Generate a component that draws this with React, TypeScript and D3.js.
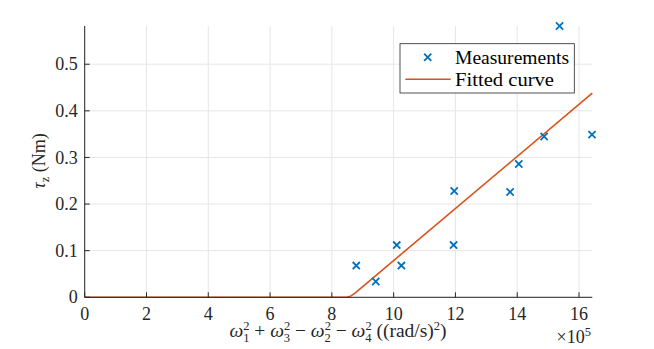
import React from "react";
import { scaleLinear, line } from "d3";

// measurements (x in units of 1e5 (rad/s)^2, y in Nm)
const measX = [8.79, 9.42, 10.1, 10.25, 11.94, 11.96, 13.77, 14.05, 14.87, 15.37, 16.42];
const measY = [0.068, 0.034, 0.112, 0.068, 0.112, 0.228, 0.226, 0.286, 0.345, 0.582, 0.349];

// fitted curve sample points
const fitX = [0, 8.5, 8.62, 8.75, 16.43];
const fitY = [0, 0, 0.003, 0.009, 0.438];

const xTicks = [0, 2, 4, 6, 8, 10, 12, 14, 16];
const yTicks = [0, 0.1, 0.2, 0.3, 0.4, 0.5];

const BLUE = "#0072BD";
const ORANGE = "#D95319";
const AXIS = "#262626";
const FONT = "'Liberation Serif', 'Times New Roman', serif";

function App() {
  const width = 654;
  const height = 349;
  const margin = { top: 26, right: 61.7, bottom: 51.7, left: 84.7 };
  const innerWidth = width - margin.left - margin.right;
  const innerHeight = height - margin.top - margin.bottom;

  const xScale = scaleLinear().domain([0, 16.43]).range([0, innerWidth]);
  const yScale = scaleLinear().domain([0, 0.582]).range([innerHeight, 0]);

  const fitPath = line<number>()
    .x((d) => xScale(d))
    .y((_, i) => yScale(fitY[i]))(fitX);

  const cross = (cx: number, cy: number, r: number, key?: number) => (
    <path
      key={key}
      d={`M${cx - r},${cy - r}L${cx + r},${cy + r}M${cx - r},${cy + r}L${cx + r},${cy - r}`}
      stroke={BLUE}
      strokeWidth={1.8}
      fill="none"
    />
  );

  // omega_i^2 pieces: each one ends 4.5px below the baseline, the next tspan restores it
  const sup = 12.5;
  const omega = (sub: string, lead: string, first: boolean) => [
    <tspan key={"l" + sub} dy={first ? 0 : -4.5}>{lead}</tspan>,
    <tspan key={"w" + sub} fontStyle="italic">ω</tspan>,
    <tspan key={"p" + sub} fontSize={sup} dy={-7}>2</tspan>,
    <tspan key={"s" + sub} fontSize={sup} dx={-6.3} dy={11.5}>{sub}</tspan>,
  ];

  return (
    <svg
      width={width}
      height={height}
      style={{ position: "absolute", left: 0, top: 0, background: "#fff" }}
      fontFamily={FONT}
    >
      <g transform={`translate(${margin.left},${margin.top})`}>
        {/* grid */}
        {xTicks.map((d) => (
          <line key={"gx" + d} x1={xScale(d)} x2={xScale(d)} y1={0} y2={innerHeight} stroke="#e6e6e6" strokeWidth={1} />
        ))}
        {yTicks.map((d) => (
          <line key={"gy" + d} x1={0} x2={innerWidth} y1={yScale(d)} y2={yScale(d)} stroke="#e6e6e6" strokeWidth={1} />
        ))}

        {/* fitted curve */}
        <path d={fitPath ?? ""} fill="none" stroke={ORANGE} strokeWidth={1.6} />

        {/* measurements */}
        {measX.map((d, i) => cross(xScale(d), yScale(measY[i]), 3.6, i))}

        {/* axes */}
        <line x1={0} x2={innerWidth} y1={innerHeight} y2={innerHeight} stroke={AXIS} strokeWidth={1} />
        <line x1={0} x2={0} y1={0} y2={innerHeight} stroke={AXIS} strokeWidth={1} />
        {xTicks.map((d) => (
          <g key={"tx" + d} transform={`translate(${xScale(d)},${innerHeight})`}>
            <line y2={-5} stroke={AXIS} />
            <text y={22.5} textAnchor="middle" fontSize={18} fill={AXIS}>
              {d}
            </text>
          </g>
        ))}
        {yTicks.map((d) => (
          <g key={"ty" + d} transform={`translate(0,${yScale(d)})`}>
            <line x2={5} stroke={AXIS} />
            <text x={-7} dy="0.34em" textAnchor="end" fontSize={18} fill={AXIS}>
              {d}
            </text>
          </g>
        ))}
      </g>

      {/* y label */}
      <text transform="translate(45,161) rotate(-90)" textAnchor="middle" fontSize={18} fill={AXIS}>
        <tspan fontStyle="italic">τ</tspan>
        <tspan fontSize={sup} dy={4}>z</tspan>
        <tspan dy={-4}> (Nm)</tspan>
      </text>

      {/* x label */}
      <text x={338} y={337} textAnchor="middle" fontSize={19.5} fill={AXIS}>
        {omega("1", "", true)}
        {omega("3", " + ", false)}
        {omega("2", " − ", false)}
        {omega("4", " − ", false)}
        <tspan dy={-4.5}> ((rad/s)</tspan>
        <tspan fontSize={sup} dy={-7}>2</tspan>
        <tspan dy={7}>)</tspan>
      </text>

      {/* x multiplier */}
      <text x={591} y={343} textAnchor="end" fontSize={18} fill={AXIS}>
        ×10
        <tspan fontSize={sup} dy={-7.5}>5</tspan>
      </text>

      {/* legend */}
      <g>
        <rect x={400} y={43.7} width={174.3} height={49.3} fill="#fff" stroke={AXIS} strokeWidth={0.8} />
        {cross(427.7, 57.3, 3.6)}
        <text x={455} y={63.5} fontSize={18} fill="#000" textLength={114} lengthAdjust="spacingAndGlyphs">
          Measurements
        </text>
        <line x1={405.3} x2={450.7} y1={79.3} y2={79.3} stroke={ORANGE} strokeWidth={1.6} />
        <text x={455} y={85.5} fontSize={18} fill="#000" textLength={99} lengthAdjust="spacingAndGlyphs">
          Fitted curve
        </text>
      </g>
    </svg>
  );
}

export default App;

· · ·

◆ **Problem requirements**:
Pictures are excluded; copy all other data exactly as shown.

◆ **Finished exercise**:
Generate a component that draws this with React, TypeScript and D3.js.
import React from "react";
import { scaleLinear, line } from "d3";

// measurements (x in units of 1e5 (rad/s)^2, y in Nm)
const measX = [8.79, 9.42, 10.1, 10.25, 11.94, 11.96, 13.77, 14.05, 14.87, 15.37, 16.42];
const measY = [0.068, 0.034, 0.112, 0.068, 0.112, 0.228, 0.226, 0.286, 0.345, 0.582, 0.349];

// fitted curve sample points
const fitX = [0, 8.5, 8.62, 8.75, 16.43];
const fitY = [0, 0, 0.003, 0.009, 0.438];

const xTicks = [0, 2, 4, 6, 8, 10, 12, 14, 16];
const yTicks = [0, 0.1, 0.2, 0.3, 0.4, 0.5];

const BLUE = "#0072BD";
const ORANGE = "#D95319";
const AXIS = "#262626";
const FONT = "'Liberation Serif', 'Times New Roman', serif";

function App() {
  const width = 654;
  const height = 349;
  const margin = { top: 26, right: 61.7, bottom: 51.7, left: 84.7 };
  const innerWidth = width - margin.left - margin.right;
  const innerHeight = height - margin.top - margin.bottom;

  const xScale = scaleLinear().domain([0, 16.43]).range([0, innerWidth]);
  const yScale = scaleLinear().domain([0, 0.582]).range([innerHeight, 0]);

  const fitPath = line<number>()
    .x((d) => xScale(d))
    .y((_, i) => yScale(fitY[i]))(fitX);

  const cross = (cx: number, cy: number, r: number, key?: number) => (
    <path
      key={key}
      d={`M${cx - r},${cy - r}L${cx + r},${cy + r}M${cx - r},${cy + r}L${cx + r},${cy - r}`}
      stroke={BLUE}
      strokeWidth={1.8}
      fill="none"
    />
  );

  // omega_i^2 pieces: each one ends 4.5px below the baseline, the next tspan restores it
  const sup = 12.5;
  const omega = (sub: string, lead: string, first: boolean) => [
    <tspan key={"l" + sub} dy={first ? 0 : -4.5}>{lead}</tspan>,
    <tspan key={"w" + sub} fontStyle="italic">ω</tspan>,
    <tspan key={"p" + sub} fontSize={sup} dy={-7}>2</tspan>,
    <tspan key={"s" + sub} fontSize={sup} dx={-6.3} dy={11.5}>{sub}</tspan>,
  ];

  return (
    <svg
      width={width}
      height={height}
      style={{ position: "absolute", left: 0, top: 0, background: "#fff" }}
      fontFamily={FONT}
    >
      <g transform={`translate(${margin.left},${margin.top})`}>
        {/* grid */}
        {xTicks.map((d) => (
          <line key={"gx" + d} x1={xScale(d)} x2={xScale(d)} y1={0} y2={innerHeight} stroke="#e6e6e6" strokeWidth={1} />
        ))}
        {yTicks.map((d) => (
          <line key={"gy" + d} x1={0} x2={innerWidth} y1={yScale(d)} y2={yScale(d)} stroke="#e6e6e6" strokeWidth={1} />
        ))}

        {/* fitted curve */}
        <path d={fitPath ?? ""} fill="none" stroke={ORANGE} strokeWidth={1.6} />

        {/* measurements */}
        {measX.map((d, i) => cross(xScale(d), yScale(measY[i]), 3.6, i))}

        {/* axes */}
        <line x1={0} x2={innerWidth} y1={innerHeight} y2={innerHeight} stroke={AXIS} strokeWidth={1} />
        <line x1={0} x2={0} y1={0} y2={innerHeight} stroke={AXIS} strokeWidth={1} />
        {xTicks.map((d) => (
          <g key={"tx" + d} transform={`translate(${xScale(d)},${innerHeight})`}>
            <line y2={-5} stroke={AXIS} />
            <text y={22.5} textAnchor="middle" fontSize={18} fill={AXIS}>
              {d}
            </text>
          </g>
        ))}
        {yTicks.map((d) => (
          <g key={"ty" + d} transform={`translate(0,${yScale(d)})`}>
            <line x2={5} stroke={AXIS} />
            <text x={-7} dy="0.34em" textAnchor="end" fontSize={18} fill={AXIS}>
              {d}
            </text>
          </g>
        ))}
      </g>

      {/* y label */}
      <text transform="translate(45,161) rotate(-90)" textAnchor="middle" fontSize={18} fill={AXIS}>
        <tspan fontStyle="italic">τ</tspan>
        <tspan fontSize={sup} dy={4}>z</tspan>
        <tspan dy={-4}> (Nm)</tspan>
      </text>

      {/* x label */}
      <text x={338} y={337} textAnchor="middle" fontSize={19.5} fill={AXIS}>
        {omega("1", "", true)}
        {omega("3", " + ", false)}
        {omega("2", " − ", false)}
        {omega("4", " − ", false)}
        <tspan dy={-4.5}> ((rad/s)</tspan>
        <tspan fontSize={sup} dy={-7}>2</tspan>
        <tspan dy={7}>)</tspan>
      </text>

      {/* x multiplier */}
      <text x={591} y={343} textAnchor="end" fontSize={18} fill={AXIS}>
        ×10
        <tspan fontSize={sup} dy={-7.5}>5</tspan>
      </text>

      {/* legend */}
      <g>
        <rect x={400} y={43.7} width={174.3} height={49.3} fill="#fff" stroke={AXIS} strokeWidth={0.8} />
        {cross(427.7, 57.3, 3.6)}
        <text x={455} y={63.5} fontSize={18} fill="#000" textLength={114} lengthAdjust="spacingAndGlyphs">
          Measurements
        </text>
        <line x1={405.3} x2={450.7} y1={79.3} y2={79.3} stroke={ORANGE} strokeWidth={1.6} />
        <text x={455} y={85.5} fontSize={18} fill="#000" textLength={99} lengthAdjust="spacingAndGlyphs">
          Fitted curve
        </text>
      </g>
    </svg>
  );
}

export default App;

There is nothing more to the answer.